我々の武器移転に関する共同研究は、当初、第一次大戦以前の日英関係に注目して始められた。その成果が、奈倉文二・横井・小野塚知二『日英兵器産業とジーメンス事件』(2003年、以下、いずれも日本経済評論社刊)と奈倉・横井編『日英兵器産業史』(2005年)である。

その後、世界的な規模での武器移転の構造を追究していくこととなった。メンバーを補強して、両大戦間期にまで時代を広げた関係もあって、新たな共同研究が成果をまとめるにはいささか時間を要した。ようやく横井・小野塚編『軍拡と武器移転の世界史』(2012年)と横井編『軍縮と武器移転の世界史』(2014年)が刊行された頃には、日本政府によって武器輸出三原則が大幅に緩和され、武器の輸出入を基本的に容認する防衛装備移転三原則が政府方針として制定された。この時点で、我々の研究会はすでに10年が過ぎていた。メンバー諸氏の強い問題意識に支えられて稀にみる長命である。しかし、これはまだ折り返し点に過ぎなかった。

2015年、明治大学で国際武器移転史研究所の設立記念シンポジウム「軍備管理と軍事同盟の〈今〉を問う」が開催された。その年には防衛省が、大学から防衛装備に関する先端技術の提案を募る「安全保障技術研究推進制度」を導入し、大学が軍事と一線を画す日本の伝統が揺らぎはじめた。

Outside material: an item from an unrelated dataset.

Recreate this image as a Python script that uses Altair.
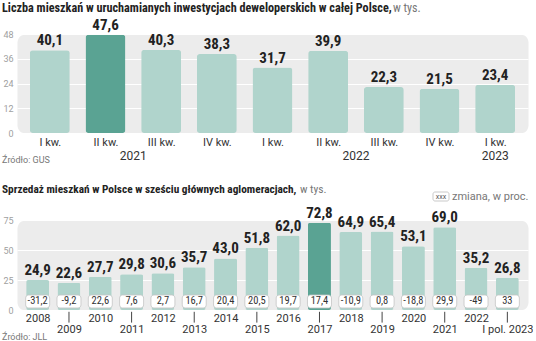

そうした中で、我々の研究所の方は、所員の豊富な研究蓄積と広い国際ネットワークを背景に、研究叢書の刊行をかなりのペースで進めた。今般の『冷戦期アジアの軍事と援助』も含め、これまでに刊行された研究叢書は、横井編『航空機産業と航空戦力の世界的転回』(2016年)、榎本珠良編『国際政治史における軍縮と軍備管理』(2017年)、竹内真人編『ブリティッシュ・ワールド』(2019年)、榎本編『禁忌の兵器』(2020年)、高田馨里編『航空の二〇世紀』(2020年)、以上の6冊で、執筆者は延べ60名(うち海外研究者は12名)に及んだ。